JR, I just started day trading a few months ago. I wait for stocks to setup and breakout of resistance or crack below a support. I rarely see a big gap up continue to breakout past premarket highs unless there's some serious momentum. Within the last 2 weeks I am profitable everyday. Anywhere from $250 - $2000 per day. I would like to average over $500 a day before I go full time. I took forward to Mondays and on Saturday I don't know what to do with myself.
If you're seriously consistently making those returns consistently trading
part time with limited experience, that's extremely impressive. I don't know what sort of percentage that is for you, but if you're able to do that on both the long and short side consistently for any length of time - and can continue such returns when the markets stop being so irrationally exuberant - you should consider doing it full time for a big hedge fund or firm like Goldman Sachs and make some HUGE $ off other people's $.
Do you always liquidate your positions at the end of each day of trading? I learned years ago that doing so greatly decreased my gains. Of course doing so can also avoid losses, but in general most big moves occur outside of market hours, which it sounds like you've figured out. If you think a stock is going to beat estimates or otherwise have something good to report (such as it putting itself up for sale), these things are usually reported outside of market hours. Same with bad news generally. So if you're not already long (or short) on the stock going into the after hours, you're SOL usually - the big move will have already been made before the bell the next day, and the stock will usually stagnate and perhaps even reverse itself a bit (profit-taking).
The best ways to play those things are to 1) already be long (or short) the security; or 2) have a way of getting into the markets before and after hours (such as direct access platforms), which are generally riskier times to trade in and of themselves; or 3) my favorite for high beta stocks is to buy both a put and a call ahead of earnings or some other expected event that will likely cause the stock to move a fair amount regardless of whether the news is good OR bad.
If the stock shoots up after hours on the news, the call (long option) is exercised, and you profit. The put is NOT exercised, and you are only out the small premium you paid for the put (much less risky than shorting, and ties up far less capital).

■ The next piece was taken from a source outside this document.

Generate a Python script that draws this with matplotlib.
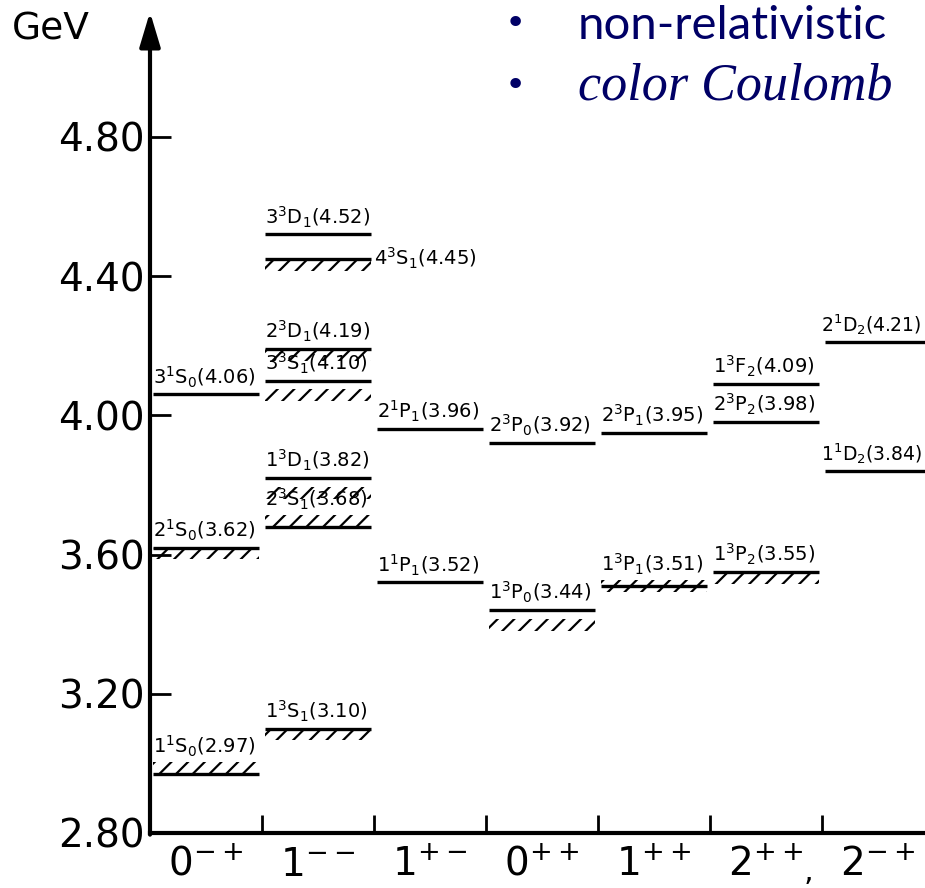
import matplotlib
matplotlib.use("Agg")
import matplotlib.pyplot as plt
from matplotlib.patches import Rectangle

plt.rcParams['font.family'] = ['DejaVu Sans']
plt.rcParams['mathtext.fontset'] = 'dejavusans'
plt.rcParams['hatch.linewidth'] = 1.6

# ---- data ----
categories = ['0$^{-+}$', '1$^{--}$', '1$^{+-}$', '0$^{++}$', '1$^{++}$', '2$^{++}$', '2$^{-+}$']
yticks = [2.80, 3.20, 3.60, 4.00, 4.40, 4.80]
ytick_labels = ['2.80', '3.20', '3.60', '4.00', '4.40', '4.80']

state_col = [0, 0, 0,
             1, 1, 1, 1, 1, 1, 1,
             2, 2,
             3, 3,
             4, 4,
             5, 5, 5,
             6, 6]
state_label = [r'1$^1$S$_0$(2.97)', r'2$^1$S$_0$(3.62)', r'3$^1$S$_0$(4.06)',
               r'1$^3$S$_1$(3.10)', r'2$^3$S$_1$(3.68)', r'1$^3$D$_1$(3.82)', r'3$^3$S$_1$(4.10)',
               r'2$^3$D$_1$(4.19)', r'4$^3$S$_1$(4.45)', r'3$^3$D$_1$(4.52)',
               r'1$^1$P$_1$(3.52)', r'2$^1$P$_1$(3.96)',
               r'1$^3$P$_0$(3.44)', r'2$^3$P$_0$(3.92)',
               r'1$^3$P$_1$(3.51)', r'2$^3$P$_1$(3.95)',
               r'1$^3$P$_2$(3.55)', r'2$^3$P$_2$(3.98)', r'1$^3$F$_2$(4.09)',
               r'1$^1$D$_2$(3.84)', r'2$^1$D$_2$(4.21)']
state_mass = [2.97, 3.62, 4.06,
              3.10, 3.68, 3.82, 4.10, 4.19, 4.45, 4.52,
              3.52, 3.96,
              3.44, 3.92,
              3.51, 3.95,
              3.55, 3.98, 4.09,
              3.84, 4.21]
# experimental band placement relative to the level
state_hatch = ['above', 'below', None,
               'below', 'above', 'below_gap', 'below_gap', 'below', 'below', None,
               None, None,
               'below_gap', None,
               'through', None,
               'below', None, None,
               None, None]
label_side = ['above', 'above', 'above',
              'above', 'above', 'above', 'above', 'above', 'right', 'above',
              'above', 'above',
              'above', 'above',
              'above', 'above',
              'above', 'above', 'above',
              'above', 'above']

# ---- figure ----
W, H = 925, 888
fig = plt.figure(figsize=(W / 100, H / 100), dpi=100)
ax = fig.add_axes([150 / W, 1 - 833 / H, 775 / W, (833 - 12) / H])
ax.set_xlim(0, 6.92)
ax.set_ylim(2.80, 5.159)

band = 0.034
gap = 0.025
for c, lab, m, hk, side in zip(state_col, state_label, state_mass, state_hatch, label_side):
    x0, x1 = c + 0.03, c + 0.97
    ax.plot([x0, x1], [m, m], color='black', lw=2.4, solid_capstyle='butt')
    lab_y = m + 0.014
    if hk is not None:
        if hk == 'above':
            y0 = m
            lab_y = m + band + 0.008
        elif hk == 'below':
            y0 = m - band
        elif hk == 'below_gap':
            y0 = m - gap - band
        else:  # through
            y0 = m - band / 2
            lab_y = m + band / 2 + 0.01
        ax.add_patch(Rectangle((x0, y0), x1 - x0, band, fill=False, hatch='//',
                               lw=0, edgecolor='black'))
    if side == 'above':
        if c == 6:
            ax.text(c - 0.01, lab_y, lab, fontsize=13.5, ha='left', va='bottom')
        else:
            ax.text(c + 0.03, lab_y, lab, fontsize=14, ha='left', va='bottom')
    else:
        ax.text(c + 1.0, m, lab, fontsize=14, ha='left', va='center')

# axes styling
for s in ['top', 'right', 'left']:
    ax.spines[s].set_visible(False)
ax.spines['bottom'].set_linewidth(3)
ax.annotate('', xy=(0, 1.0), xytext=(0, -0.002), xycoords='axes fraction',
            textcoords='axes fraction',
            arrowprops=dict(arrowstyle='-|>,head_length=1.5,head_width=0.45',
                            lw=3, color='black', mutation_scale=14,
                            shrinkA=0, shrinkB=0), annotation_clip=False)

ax.set_yticks(yticks)
ax.set_yticklabels(ytick_labels, fontsize=28)
ax.tick_params(axis='y', direction='in', length=15, width=2, pad=4)

ax.set_xticks(range(1, 7))
ax.set_xticklabels([])
ax.tick_params(axis='x', which='major', direction='in', length=13, width=2)
ax.set_xticks([i + 0.5 for i in range(7)], minor=True)
ax.set_xticklabels(categories, minor=True, fontsize=28)
ax.tick_params(axis='x', which='minor', length=0, pad=9)

fig.text(12 / W, 1 - 30 / H, 'GeV', fontsize=27, ha='left', va='center')
ax.text(5.88, 2.69, ',', fontsize=22, ha='center', va='center')

navy = '#000066'
fig.text(515 / W, 1 - 24 / H, '\u2022', fontsize=26, color=navy, ha='center', va='center')
fig.text(578 / W, 1 - 39 / H, 'non-relativistic', fontsize=34, color=navy,
         ha='left', va='baseline', family='Lato')
fig.text(515 / W, 1 - 86 / H, '\u2022', fontsize=26, color=navy, ha='center', va='center')
fig.text(578 / W, 1 - 99 / H, 'color Coulomb', fontsize=37.5, color=navy,
         ha='left', va='baseline', family='Liberation Serif', style='italic')

fig.savefig('out.png', dpi=100)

If the stock falls sharply, you exercise the put (the right to short the stock at its earlier higher price) and not the call. And you are only out the small premium you paid on the call option.
If you're ever making more than 40% a year consistently or even just averaging that over many years, you'll be outperforming the best hedge funds on earth, and I'm sure some funds, institutions, and wealthy individuals would be VERY interested in turning $ over to you to make them fortunes.
*EDIT - I see you say you've mainly been shorting. There's been so much irrational upside to the markets this year that it must be pretty tricky to find individual securities to short with consistent success. I mentioned earlier that I've had 20% of my $ in my main account short the S&P since Nov, and I'm still down mid to upper single digits on that portion of my portfolio.
Are you mainly or exclusively going long? Or are you going both long and short?
If you've been making that $ strictly on the long side, enjoy the bullishness we've had while it lasts. I don't know for sure how far down the markets will go, and if this recent correction is just a short term blip or not. But there's no doubt the markets will eventually turn bearish on a more grand scheme if and when the Fed stops printing $ and keeping rates artificially low - which it's no secret they've done at the behest of the White House.
I remember doing very well into the summer of '07. I recall making like 30% in one month trading that summer, and my head swole up like a pumpkin. But later in the summer, the markets started to change. M&A deals dried up, and some proposed deals fell through (along with stock prices of companies involved). Companies would report earnings and forecasts above market expectations, and their stocks would actually sell off. More and more companies actually started to miss earnings and crash hard, etc, etc.